Questa interpretazione pragmatica allinea il diritto alla realtà tecnologica, come sottolineato anche dall’Avvocato Generale in un’opinione preliminare.

Implicazioni generali per la data protection

La sentenza abbatte dogmi: addio a presunzioni assolute, benvenuta valutazione del rischio reale.
Ciò incide direttamente sul GDPR, facilitando trasferimenti di dati pseudonimizzati a terzi senza obblighi come informativa o consenso, se il rischio di re-identificazione è basso.

Per l’intelligenza artificiale, è un’accelerazione: il training di modelli su dataset pseudonimizzati diventa più agevole, riducendo i costi di compliance. Tuttavia, resta l’onere di dimostrare l’anonimato effettivo, come richiamano le linee guida EDPB sulla pseudonymization.

Uno sguardo al comparto Life Science

Nel settore Life Science, dove i dati sensibili rappresentano il cuore dell’innovazione, la sentenza è una svolta. L’industria farmaceutica e biotech gestisce enormi volumi di dati da clinical trials, real-world evidence e AI per drug discovery.

Con un approccio risk-based, le aziende possono pseudonimizzare i dati pazienti e condividerli con partner come CRO o vendor tecnologici, trattandoli come anonimi se la re-identificazione è impraticabile.
In R&D, ciò significa poter usare dataset clinici per machine learning senza consenso addizionale, accelerando lo sviluppo di terapie personalizzate. Deloitte stima che l’AI in pharma possa generare 5-7 miliardi di dollari in valore grazie a una migliore gestione dei dati.

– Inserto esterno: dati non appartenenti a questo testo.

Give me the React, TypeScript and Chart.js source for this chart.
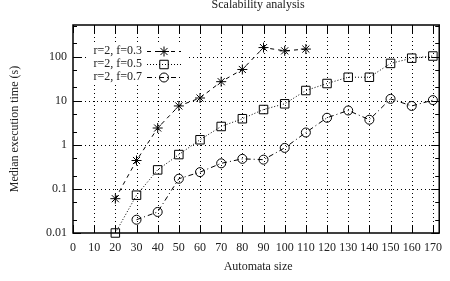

Anche la sanità digitale beneficia: biobanche e AI diagnostica possono operare con dati considerati anonimi se le misure sono robuste, come già avviene in altri sistemi normativi.

Restano sfide: le aziende dovranno investire in strumenti per valutare i rischi di re-identificazione, tenendo conto di tecniche come il cross-referencing o gli attacchi basati su AI.

Quali scenari?

La sentenza Deloitte non è solo storica per la data protection: per il Life Science apre la strada a un uso più fluido dei dati, bilanciando privacy e innovazione.
Le aziende dovranno investire in analisi dei rischi e tecnologie di pseudonimizzazione per capitalizzare su questo scenario.

In un’era dominata da AI e big data, la pragmaticità della Corte UE posiziona l’Europa come leader etico-tecnologico, riducendo i bias nei modelli sanitari e accelerando lo sviluppo di cure. Il futuro? Una collaborazione internazionale più sicura ed efficace, con dati che fluiscono protetti ma senza barriere eccessive.